A Study in Austrian Intellectual History: From Late Baroque to Romanticism

By Robert A. Kann | Go to book overview

III
FROM LATE BAROQUE THROUGH ENLIGHTENMENT

a. Creative Transition and Beginnings (1711-40)

The century from the death of Abraham a Sancta Clara in 1709 to that of Joseph von Sonnenfels in 1817 covers such significant hills and dales of cultural history as the late Baroque, the shortlived Austrian Rococo, the revival of Classicism, and the impressive Empire style, which in its unassuming Austrian form was soon transformed into Biedermeier. In the history of political ideas, the developments in this period, almost to the year, can be described far more succinctly as ranging from conservatism through the full course of the Enlightenment to the establishment of a renewed though strangely altered conservatism.

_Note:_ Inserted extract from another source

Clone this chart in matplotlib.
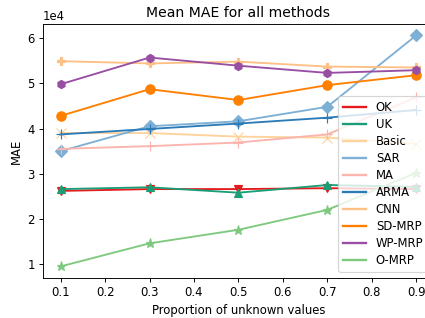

The long middle period of rising, ruling, and declining Enlightenment as exemplified (though by no means fully represented) by the life work of Sonnenfels, and its reflection in nineteenth-and twentieth-century history, is the subject here. But before embarking on the task it will be necessary to give a brief survey of the setting of the Austrian Enlightenment similar to the preliminary study of the Baroque setting of Abraham a Sancta Clara's activities.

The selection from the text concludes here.